WHAT IS NEEDED:
In the entries below, identify every line with the string "chart" and copy it.

>>>

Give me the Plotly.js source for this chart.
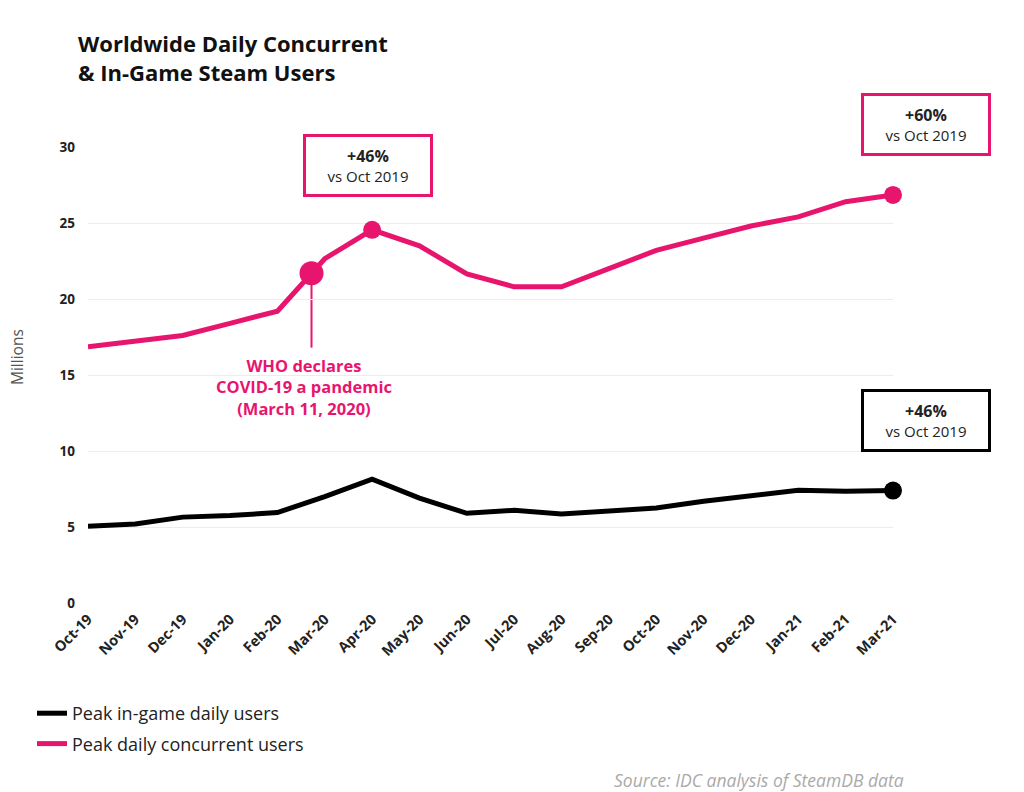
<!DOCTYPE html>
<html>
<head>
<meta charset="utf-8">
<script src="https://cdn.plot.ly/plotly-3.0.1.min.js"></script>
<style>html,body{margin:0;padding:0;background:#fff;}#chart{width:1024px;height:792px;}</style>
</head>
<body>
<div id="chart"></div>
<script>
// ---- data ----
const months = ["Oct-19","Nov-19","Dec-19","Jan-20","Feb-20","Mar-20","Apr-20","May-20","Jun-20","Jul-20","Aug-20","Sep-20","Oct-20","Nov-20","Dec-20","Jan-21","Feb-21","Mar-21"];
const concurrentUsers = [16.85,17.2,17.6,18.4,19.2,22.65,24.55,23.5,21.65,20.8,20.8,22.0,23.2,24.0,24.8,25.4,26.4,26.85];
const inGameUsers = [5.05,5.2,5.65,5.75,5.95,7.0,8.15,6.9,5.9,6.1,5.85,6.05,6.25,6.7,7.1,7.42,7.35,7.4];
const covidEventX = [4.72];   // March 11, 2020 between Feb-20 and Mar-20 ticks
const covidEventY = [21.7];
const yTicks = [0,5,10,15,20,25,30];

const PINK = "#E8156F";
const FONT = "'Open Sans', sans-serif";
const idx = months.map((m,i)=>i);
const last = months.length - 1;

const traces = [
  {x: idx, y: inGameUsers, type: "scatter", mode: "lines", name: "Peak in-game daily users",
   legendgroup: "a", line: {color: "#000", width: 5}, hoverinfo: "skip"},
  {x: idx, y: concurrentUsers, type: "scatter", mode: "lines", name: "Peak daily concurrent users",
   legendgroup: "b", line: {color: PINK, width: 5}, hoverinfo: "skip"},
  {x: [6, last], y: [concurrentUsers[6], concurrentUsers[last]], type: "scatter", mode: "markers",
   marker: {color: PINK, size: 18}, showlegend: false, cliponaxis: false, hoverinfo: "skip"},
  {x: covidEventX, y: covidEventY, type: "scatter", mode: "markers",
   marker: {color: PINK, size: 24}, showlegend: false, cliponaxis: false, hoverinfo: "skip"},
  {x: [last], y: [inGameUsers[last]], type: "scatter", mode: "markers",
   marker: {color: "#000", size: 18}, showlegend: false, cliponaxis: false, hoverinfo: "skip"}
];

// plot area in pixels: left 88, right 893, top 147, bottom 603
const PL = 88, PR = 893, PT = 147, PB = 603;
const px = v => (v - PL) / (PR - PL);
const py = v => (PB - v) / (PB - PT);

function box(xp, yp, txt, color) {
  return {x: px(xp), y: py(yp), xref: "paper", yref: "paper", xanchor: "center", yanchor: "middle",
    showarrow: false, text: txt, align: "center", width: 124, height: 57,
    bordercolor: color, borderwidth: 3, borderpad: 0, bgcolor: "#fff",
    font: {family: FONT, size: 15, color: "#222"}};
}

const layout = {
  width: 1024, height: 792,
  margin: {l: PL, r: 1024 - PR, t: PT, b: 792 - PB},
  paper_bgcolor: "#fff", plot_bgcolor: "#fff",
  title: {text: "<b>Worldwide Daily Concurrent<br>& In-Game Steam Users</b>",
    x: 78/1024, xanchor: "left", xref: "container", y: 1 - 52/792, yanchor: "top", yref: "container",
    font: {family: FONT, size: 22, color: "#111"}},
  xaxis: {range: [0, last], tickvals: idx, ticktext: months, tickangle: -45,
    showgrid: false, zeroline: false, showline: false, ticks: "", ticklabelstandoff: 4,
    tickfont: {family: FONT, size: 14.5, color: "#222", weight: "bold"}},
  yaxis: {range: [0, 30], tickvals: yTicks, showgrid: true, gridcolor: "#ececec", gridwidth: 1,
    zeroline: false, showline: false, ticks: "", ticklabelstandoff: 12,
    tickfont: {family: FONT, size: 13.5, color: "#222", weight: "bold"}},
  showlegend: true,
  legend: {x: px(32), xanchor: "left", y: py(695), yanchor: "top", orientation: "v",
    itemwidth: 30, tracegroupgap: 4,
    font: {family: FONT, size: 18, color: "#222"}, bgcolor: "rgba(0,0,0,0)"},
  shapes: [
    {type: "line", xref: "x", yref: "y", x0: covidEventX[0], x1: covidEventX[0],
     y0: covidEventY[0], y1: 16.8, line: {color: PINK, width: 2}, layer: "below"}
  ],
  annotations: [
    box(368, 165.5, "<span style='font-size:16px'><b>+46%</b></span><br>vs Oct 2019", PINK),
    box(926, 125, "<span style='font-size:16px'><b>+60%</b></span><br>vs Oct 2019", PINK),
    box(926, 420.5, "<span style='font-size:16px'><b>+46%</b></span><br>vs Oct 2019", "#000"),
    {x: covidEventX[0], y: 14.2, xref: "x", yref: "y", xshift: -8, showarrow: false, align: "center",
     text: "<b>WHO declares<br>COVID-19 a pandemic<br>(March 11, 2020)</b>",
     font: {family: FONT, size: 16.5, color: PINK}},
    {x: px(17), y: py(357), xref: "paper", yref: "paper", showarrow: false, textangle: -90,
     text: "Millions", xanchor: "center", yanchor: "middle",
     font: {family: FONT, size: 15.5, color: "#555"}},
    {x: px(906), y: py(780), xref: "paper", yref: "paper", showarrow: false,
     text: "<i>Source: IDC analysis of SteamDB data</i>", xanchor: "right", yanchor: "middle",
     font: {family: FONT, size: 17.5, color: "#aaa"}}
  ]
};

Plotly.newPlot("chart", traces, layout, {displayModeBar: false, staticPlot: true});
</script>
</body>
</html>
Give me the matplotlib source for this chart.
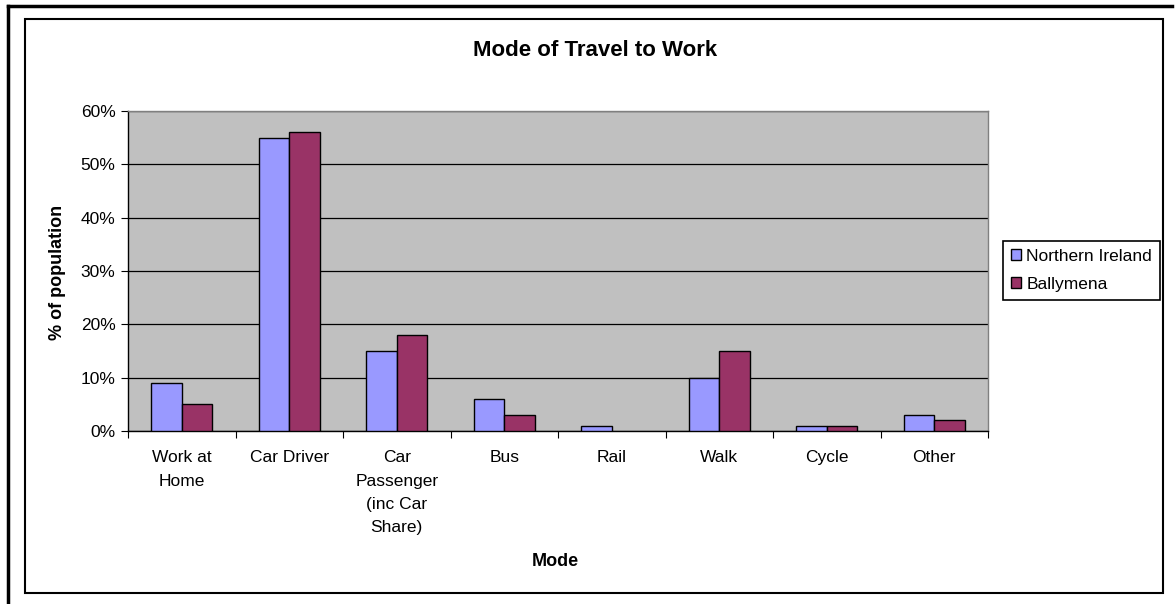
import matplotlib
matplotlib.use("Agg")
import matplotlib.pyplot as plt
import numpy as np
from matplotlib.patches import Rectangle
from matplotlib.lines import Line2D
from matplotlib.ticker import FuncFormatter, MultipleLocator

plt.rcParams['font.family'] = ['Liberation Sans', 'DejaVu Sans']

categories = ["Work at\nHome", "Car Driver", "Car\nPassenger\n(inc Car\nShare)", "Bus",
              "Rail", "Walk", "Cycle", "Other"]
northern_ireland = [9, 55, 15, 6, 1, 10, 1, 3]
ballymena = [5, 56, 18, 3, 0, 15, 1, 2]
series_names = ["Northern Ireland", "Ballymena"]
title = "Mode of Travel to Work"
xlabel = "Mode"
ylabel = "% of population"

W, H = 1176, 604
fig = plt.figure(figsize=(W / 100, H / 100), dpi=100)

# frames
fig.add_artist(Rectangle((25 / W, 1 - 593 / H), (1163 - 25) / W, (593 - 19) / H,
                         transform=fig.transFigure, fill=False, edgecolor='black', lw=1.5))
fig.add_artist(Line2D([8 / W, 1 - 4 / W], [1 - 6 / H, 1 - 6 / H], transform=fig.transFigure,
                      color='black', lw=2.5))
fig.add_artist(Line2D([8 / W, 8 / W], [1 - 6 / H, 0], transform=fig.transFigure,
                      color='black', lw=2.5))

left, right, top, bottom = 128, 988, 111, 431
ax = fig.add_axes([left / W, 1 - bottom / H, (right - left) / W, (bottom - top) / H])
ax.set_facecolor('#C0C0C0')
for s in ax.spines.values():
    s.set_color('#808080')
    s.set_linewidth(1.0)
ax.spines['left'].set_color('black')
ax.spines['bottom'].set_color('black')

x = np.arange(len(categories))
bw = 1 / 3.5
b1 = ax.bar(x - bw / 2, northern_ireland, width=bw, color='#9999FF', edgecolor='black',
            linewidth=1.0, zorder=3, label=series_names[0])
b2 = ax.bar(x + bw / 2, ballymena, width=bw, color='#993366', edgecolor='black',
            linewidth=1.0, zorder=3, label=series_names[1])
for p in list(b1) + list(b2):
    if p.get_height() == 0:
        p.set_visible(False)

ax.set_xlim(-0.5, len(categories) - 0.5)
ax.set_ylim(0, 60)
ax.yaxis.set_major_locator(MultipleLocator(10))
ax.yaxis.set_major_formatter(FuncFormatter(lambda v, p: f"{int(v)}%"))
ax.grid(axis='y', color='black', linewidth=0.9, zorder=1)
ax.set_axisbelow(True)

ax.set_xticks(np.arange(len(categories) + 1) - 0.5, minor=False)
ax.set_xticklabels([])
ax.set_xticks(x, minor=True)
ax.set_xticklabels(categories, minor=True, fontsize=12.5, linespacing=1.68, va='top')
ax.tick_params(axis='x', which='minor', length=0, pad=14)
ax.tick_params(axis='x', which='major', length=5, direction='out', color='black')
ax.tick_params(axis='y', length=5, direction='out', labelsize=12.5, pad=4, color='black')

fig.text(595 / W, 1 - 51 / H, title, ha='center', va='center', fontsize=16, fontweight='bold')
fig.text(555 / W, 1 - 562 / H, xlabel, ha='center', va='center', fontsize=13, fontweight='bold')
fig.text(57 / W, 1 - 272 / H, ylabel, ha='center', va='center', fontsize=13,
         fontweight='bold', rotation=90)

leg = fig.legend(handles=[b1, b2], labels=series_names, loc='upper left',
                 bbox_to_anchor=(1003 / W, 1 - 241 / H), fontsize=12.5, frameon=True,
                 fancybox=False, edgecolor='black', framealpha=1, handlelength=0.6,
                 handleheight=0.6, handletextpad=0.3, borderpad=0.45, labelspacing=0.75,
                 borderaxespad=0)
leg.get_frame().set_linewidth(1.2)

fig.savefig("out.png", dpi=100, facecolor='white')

<<<

FINAL RESULT:
Give me the Plotly.js source for this chart.
<style>html,body{margin:0;padding:0;background:#fff;}#chart{width:1024px;height:792px;}</style>
<div id="chart"></div>
Plotly.newPlot("chart", traces, layout, {displayModeBar: false, staticPlot: true});
Give me the matplotlib source for this chart.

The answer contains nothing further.